Book Review: When Giraffes Flew
When Giraffes Flew, by Jeff Weddle
Review by Julie Carpenter
This collection of beautifully crafted stories is as compelling as a novel and just as hard to put down. The stories are about the boundaries – sometimes self-imposed – that make us human, even in the face of possibility or hope or whimsical chance. Weddle’s writing exposes the raw materials that confine his characters to their poor choices and limited circumstances with breathtaking accuracy. The power of the writing is demonstrated in the sympathy produced by following the trajectories of the stories to their surprising but somehow inevitable conclusions.
Each story is well-crafted but I especially like some of his ventures off the beaten path and into the inexplicable. A Simple Enquiry, She Finds Herself Dancing, An Ugly Monkey, Swarm, and, of course, the title story When Giraffes Flew, are all innovative in subject matter and writing style. But in all the narratives, immediate actions and sensations outline inescapable choices and the consequences that follow with the detailed eye of poetry – only what is necessary is present. This matter of fact style makes the more surreal stories feel completely plausible.
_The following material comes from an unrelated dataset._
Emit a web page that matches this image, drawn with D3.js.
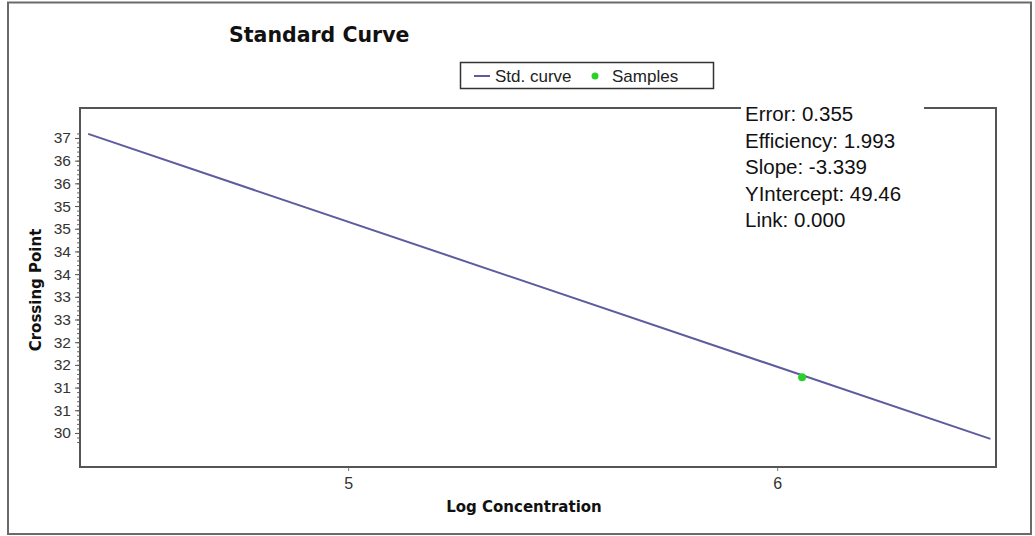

Weddle’s characters, as humans do, accept the lot that is given them and make the choices they have to make. In Running With the Dogs, for instance, the protagonist finds that stealing a car leaves him with an odd moral dilemma. He doesn’t spend too much time questioning the universe…he simply makes his choice. In several of the stories, Jeanie Leanie Shoots the Sewers, and Hot Sardines, for example, the characters play off each other, each decision rippling out and pulling another character into dilemmas they must react to without fully understanding. Weddle accomplishes this without unnecessary complexity or drama and makes the web of consequences seem real.
All of the stories invite multiple readings with close attention to detail, yielding, like poetry, more meaning as time goes by. The beauty of the prose and the quirky cover art should probably convince you to order the book for your shelf instead of just owning the kindle edition.